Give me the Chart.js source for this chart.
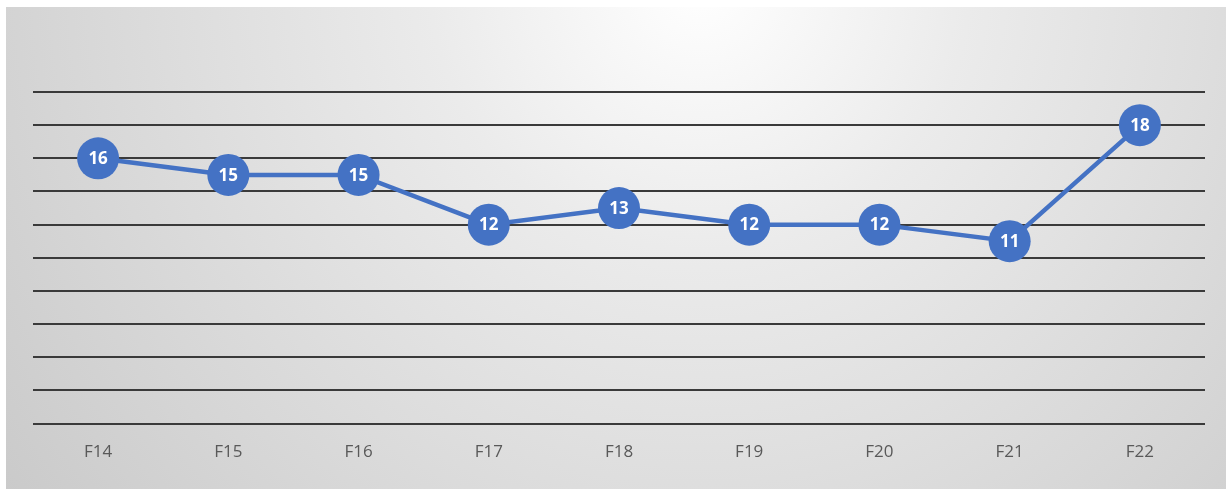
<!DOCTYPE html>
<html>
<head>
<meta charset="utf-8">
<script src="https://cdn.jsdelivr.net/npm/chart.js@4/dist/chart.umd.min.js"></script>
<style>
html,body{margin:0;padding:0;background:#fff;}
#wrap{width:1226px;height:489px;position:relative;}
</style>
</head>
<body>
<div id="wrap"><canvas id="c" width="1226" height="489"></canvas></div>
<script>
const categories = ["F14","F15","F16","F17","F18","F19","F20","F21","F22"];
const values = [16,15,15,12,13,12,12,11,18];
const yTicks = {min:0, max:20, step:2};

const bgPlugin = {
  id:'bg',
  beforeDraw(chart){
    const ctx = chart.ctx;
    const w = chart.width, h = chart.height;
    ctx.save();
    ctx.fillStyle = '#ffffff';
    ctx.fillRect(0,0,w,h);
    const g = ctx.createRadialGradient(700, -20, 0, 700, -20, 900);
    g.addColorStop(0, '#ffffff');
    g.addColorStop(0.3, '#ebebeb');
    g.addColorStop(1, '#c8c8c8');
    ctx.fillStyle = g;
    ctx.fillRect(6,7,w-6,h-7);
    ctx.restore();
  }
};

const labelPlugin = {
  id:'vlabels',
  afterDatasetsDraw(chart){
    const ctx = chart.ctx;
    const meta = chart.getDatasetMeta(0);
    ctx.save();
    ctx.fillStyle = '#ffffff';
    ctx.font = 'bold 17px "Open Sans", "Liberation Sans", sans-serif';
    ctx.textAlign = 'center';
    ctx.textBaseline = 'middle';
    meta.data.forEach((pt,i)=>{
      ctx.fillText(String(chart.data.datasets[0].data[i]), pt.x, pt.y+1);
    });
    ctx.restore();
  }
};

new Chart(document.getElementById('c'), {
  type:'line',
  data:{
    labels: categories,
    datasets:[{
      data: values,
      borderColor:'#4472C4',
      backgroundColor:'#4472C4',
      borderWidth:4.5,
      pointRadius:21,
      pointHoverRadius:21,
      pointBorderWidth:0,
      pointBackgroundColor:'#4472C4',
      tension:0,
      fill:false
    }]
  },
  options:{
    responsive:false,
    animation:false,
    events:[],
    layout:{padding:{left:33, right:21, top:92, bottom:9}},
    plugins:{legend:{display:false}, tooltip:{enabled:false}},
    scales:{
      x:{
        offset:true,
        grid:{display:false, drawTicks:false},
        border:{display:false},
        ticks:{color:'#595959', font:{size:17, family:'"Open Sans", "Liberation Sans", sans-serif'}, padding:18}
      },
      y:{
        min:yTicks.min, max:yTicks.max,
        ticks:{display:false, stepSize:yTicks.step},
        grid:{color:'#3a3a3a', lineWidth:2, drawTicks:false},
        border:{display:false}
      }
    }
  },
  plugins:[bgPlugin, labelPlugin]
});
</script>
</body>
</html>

+ + + + +

▶ _TO DO_: Print out the material word for word, omitting the pictures.

▶ _PROBLEM SOLUTION_:
Give me the Chart.js source for this chart.
<!DOCTYPE html>
<html>
<head>
<meta charset="utf-8">
<script src="https://cdn.jsdelivr.net/npm/chart.js@4/dist/chart.umd.min.js"></script>
<style>
html,body{margin:0;padding:0;background:#fff;}
#wrap{width:1226px;height:489px;position:relative;}
</style>
</head>
<body>
<div id="wrap"><canvas id="c" width="1226" height="489"></canvas></div>
<script>
const categories = ["F14","F15","F16","F17","F18","F19","F20","F21","F22"];
const values = [16,15,15,12,13,12,12,11,18];
const yTicks = {min:0, max:20, step:2};

const bgPlugin = {
  id:'bg',
  beforeDraw(chart){
    const ctx = chart.ctx;
    const w = chart.width, h = chart.height;
    ctx.save();
    ctx.fillStyle = '#ffffff';
    ctx.fillRect(0,0,w,h);
    const g = ctx.createRadialGradient(700, -20, 0, 700, -20, 900);
    g.addColorStop(0, '#ffffff');
    g.addColorStop(0.3, '#ebebeb');
    g.addColorStop(1, '#c8c8c8');
    ctx.fillStyle = g;
    ctx.fillRect(6,7,w-6,h-7);
    ctx.restore();
  }
};

const labelPlugin = {
  id:'vlabels',
  afterDatasetsDraw(chart){
    const ctx = chart.ctx;
    const meta = chart.getDatasetMeta(0);
    ctx.save();
    ctx.fillStyle = '#ffffff';
    ctx.font = 'bold 17px "Open Sans", "Liberation Sans", sans-serif';
    ctx.textAlign = 'center';
    ctx.textBaseline = 'middle';
    meta.data.forEach((pt,i)=>{
      ctx.fillText(String(chart.data.datasets[0].data[i]), pt.x, pt.y+1);
    });
    ctx.restore();
  }
};

new Chart(document.getElementById('c'), {
  type:'line',
  data:{
    labels: categories,
    datasets:[{
      data: values,
      borderColor:'#4472C4',
      backgroundColor:'#4472C4',
      borderWidth:4.5,
      pointRadius:21,
      pointHoverRadius:21,
      pointBorderWidth:0,
      pointBackgroundColor:'#4472C4',
      tension:0,
      fill:false
    }]
  },
  options:{
    responsive:false,
    animation:false,
    events:[],
    layout:{padding:{left:33, right:21, top:92, bottom:9}},
    plugins:{legend:{display:false}, tooltip:{enabled:false}},
    scales:{
      x:{
        offset:true,
        grid:{display:false, drawTicks:false},
        border:{display:false},
        ticks:{color:'#595959', font:{size:17, family:'"Open Sans", "Liberation Sans", sans-serif'}, padding:18}
      },
      y:{
        min:yTicks.min, max:yTicks.max,
        ticks:{display:false, stepSize:yTicks.step},
        grid:{color:'#3a3a3a', lineWidth:2, drawTicks:false},
        border:{display:false}
      }
    }
  },
  plugins:[bgPlugin, labelPlugin]
});
</script>
</body>
</html>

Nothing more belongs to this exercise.